Day 4 was a jaunt to the sunny side of the mountains to look for morel mushrooms. Who doesn’t love a treasure hunt? After I confirmed that a few of the cryptic caps were indeed poking out of the leaf litter, the students slowed down and started scanning the ground with intensity. Occasional hoots and hollers punctuated their discoveries. The excitement of the mushroom hunt was in the air. Our morel season has only just begun in the snowbound North Cascades but we found enough to saute up a panful with garlic and shallots and enjoy the distinctive earthy spring flavor of morels over sliced baguette.

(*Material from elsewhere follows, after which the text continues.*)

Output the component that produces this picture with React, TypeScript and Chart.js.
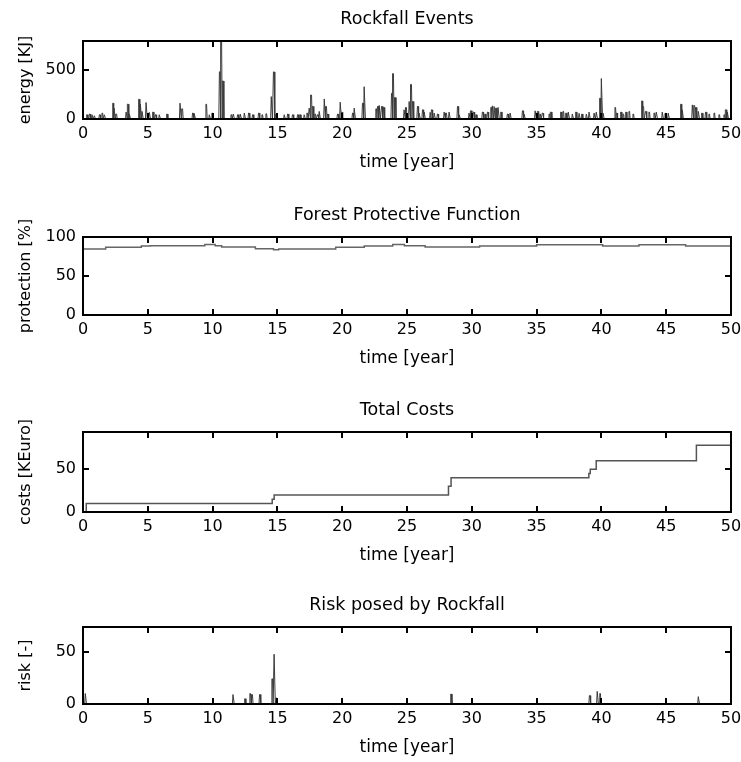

For Day 5 the students gathered one last time to spend the day writing about their experiences before cooking a celebratory meal. I couldn’t be there for the final feast, but no matter; at that point they had confidence in their abilities to plan and execute a wild food menu of their own devising. Susanne, their teacher, told me later that “the kids really impressed themselves and the people around campus. It was a gorgeous sunny day so we set up a table out on the grass and had a picnic.”
What a perfect way to conclude a week in nature’s class room.